* Material provided:
• • •
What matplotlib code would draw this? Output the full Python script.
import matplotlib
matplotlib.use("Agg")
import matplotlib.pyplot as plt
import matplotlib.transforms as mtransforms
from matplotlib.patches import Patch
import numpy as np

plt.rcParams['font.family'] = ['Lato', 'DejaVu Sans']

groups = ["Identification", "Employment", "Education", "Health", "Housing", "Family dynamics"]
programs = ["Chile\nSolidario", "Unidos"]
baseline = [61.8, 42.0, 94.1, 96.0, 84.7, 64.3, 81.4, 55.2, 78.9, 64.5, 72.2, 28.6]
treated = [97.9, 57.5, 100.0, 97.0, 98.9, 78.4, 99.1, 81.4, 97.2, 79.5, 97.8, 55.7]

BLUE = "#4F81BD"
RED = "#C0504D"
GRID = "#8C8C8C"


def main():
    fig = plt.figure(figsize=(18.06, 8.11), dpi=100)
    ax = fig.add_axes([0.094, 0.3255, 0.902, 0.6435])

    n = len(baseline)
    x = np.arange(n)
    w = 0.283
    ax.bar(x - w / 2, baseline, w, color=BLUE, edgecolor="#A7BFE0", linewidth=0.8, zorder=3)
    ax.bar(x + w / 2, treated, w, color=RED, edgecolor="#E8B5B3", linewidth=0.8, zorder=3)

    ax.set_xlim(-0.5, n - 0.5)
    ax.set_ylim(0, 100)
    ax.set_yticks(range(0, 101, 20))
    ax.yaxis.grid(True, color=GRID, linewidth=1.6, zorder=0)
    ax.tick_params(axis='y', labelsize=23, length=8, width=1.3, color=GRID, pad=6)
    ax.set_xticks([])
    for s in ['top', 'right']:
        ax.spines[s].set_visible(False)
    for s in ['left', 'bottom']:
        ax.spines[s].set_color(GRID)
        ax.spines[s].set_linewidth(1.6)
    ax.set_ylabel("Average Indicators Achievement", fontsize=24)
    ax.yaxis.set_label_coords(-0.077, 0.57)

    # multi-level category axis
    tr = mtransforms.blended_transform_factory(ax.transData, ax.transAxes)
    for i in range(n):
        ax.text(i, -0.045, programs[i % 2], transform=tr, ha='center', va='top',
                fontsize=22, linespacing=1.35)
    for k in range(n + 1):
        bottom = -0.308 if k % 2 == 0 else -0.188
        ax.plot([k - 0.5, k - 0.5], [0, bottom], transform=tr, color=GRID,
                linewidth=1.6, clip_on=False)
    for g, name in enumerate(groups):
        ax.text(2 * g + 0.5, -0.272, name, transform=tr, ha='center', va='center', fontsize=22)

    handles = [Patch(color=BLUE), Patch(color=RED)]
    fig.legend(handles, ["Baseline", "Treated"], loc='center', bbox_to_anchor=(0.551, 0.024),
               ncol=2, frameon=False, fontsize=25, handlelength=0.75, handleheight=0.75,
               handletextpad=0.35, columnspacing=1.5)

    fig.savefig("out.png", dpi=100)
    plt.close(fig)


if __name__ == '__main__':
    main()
• • •
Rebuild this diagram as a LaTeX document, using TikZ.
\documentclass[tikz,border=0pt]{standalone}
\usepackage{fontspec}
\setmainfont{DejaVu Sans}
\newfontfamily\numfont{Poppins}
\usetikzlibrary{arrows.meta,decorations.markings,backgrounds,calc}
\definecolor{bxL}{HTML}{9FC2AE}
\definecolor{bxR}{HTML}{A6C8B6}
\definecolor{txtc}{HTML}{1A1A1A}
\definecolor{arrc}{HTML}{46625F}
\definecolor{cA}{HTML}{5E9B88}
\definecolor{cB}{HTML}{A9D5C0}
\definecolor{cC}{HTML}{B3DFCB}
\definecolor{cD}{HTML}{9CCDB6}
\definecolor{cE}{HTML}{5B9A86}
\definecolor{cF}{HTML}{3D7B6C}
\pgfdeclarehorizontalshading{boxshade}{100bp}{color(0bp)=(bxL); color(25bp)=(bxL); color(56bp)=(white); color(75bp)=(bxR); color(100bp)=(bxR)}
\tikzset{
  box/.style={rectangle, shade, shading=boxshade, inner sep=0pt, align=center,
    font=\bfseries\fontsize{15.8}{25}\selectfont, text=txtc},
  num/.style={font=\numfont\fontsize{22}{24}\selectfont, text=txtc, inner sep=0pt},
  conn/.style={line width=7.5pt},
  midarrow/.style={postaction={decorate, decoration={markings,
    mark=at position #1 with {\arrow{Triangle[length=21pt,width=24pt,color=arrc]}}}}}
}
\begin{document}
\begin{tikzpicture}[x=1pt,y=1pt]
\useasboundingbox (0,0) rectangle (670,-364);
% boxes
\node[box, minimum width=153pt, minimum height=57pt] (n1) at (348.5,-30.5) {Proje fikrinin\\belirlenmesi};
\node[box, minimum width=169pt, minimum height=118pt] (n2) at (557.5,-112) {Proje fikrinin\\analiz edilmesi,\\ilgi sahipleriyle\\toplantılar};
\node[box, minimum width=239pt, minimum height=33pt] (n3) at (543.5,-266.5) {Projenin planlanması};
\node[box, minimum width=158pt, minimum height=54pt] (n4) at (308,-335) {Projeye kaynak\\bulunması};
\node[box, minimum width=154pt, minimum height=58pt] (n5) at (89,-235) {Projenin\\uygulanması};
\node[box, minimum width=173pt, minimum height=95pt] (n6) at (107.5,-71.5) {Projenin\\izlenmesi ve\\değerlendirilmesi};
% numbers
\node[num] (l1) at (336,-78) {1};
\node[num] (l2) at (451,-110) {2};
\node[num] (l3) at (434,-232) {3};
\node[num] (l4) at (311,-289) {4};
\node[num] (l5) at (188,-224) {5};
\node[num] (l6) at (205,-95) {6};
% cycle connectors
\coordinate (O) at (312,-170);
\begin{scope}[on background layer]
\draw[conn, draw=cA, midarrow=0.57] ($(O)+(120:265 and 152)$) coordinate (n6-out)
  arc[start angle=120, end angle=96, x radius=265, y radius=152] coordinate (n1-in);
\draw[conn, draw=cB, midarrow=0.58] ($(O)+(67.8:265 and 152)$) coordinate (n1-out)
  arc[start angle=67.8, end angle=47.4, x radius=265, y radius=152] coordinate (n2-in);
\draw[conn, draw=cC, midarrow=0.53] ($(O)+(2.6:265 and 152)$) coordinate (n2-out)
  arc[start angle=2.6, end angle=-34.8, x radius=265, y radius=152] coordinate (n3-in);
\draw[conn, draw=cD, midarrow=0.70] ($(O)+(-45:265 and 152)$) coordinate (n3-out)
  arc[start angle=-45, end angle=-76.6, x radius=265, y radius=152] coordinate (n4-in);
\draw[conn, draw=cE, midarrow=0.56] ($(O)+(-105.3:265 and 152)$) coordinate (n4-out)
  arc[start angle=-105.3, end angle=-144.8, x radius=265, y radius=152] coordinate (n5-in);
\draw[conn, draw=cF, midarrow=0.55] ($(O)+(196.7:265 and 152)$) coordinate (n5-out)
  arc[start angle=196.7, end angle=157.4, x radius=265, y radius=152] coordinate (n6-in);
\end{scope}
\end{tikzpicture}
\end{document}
• • •
* Directions for this task: From the listing above, pick out each line where the word "matplotlib" appears.

* Reply:
What matplotlib code would draw this? Output the full Python script.
import matplotlib
matplotlib.use("Agg")
import matplotlib.pyplot as plt
import matplotlib.transforms as mtransforms
from matplotlib.patches import Patch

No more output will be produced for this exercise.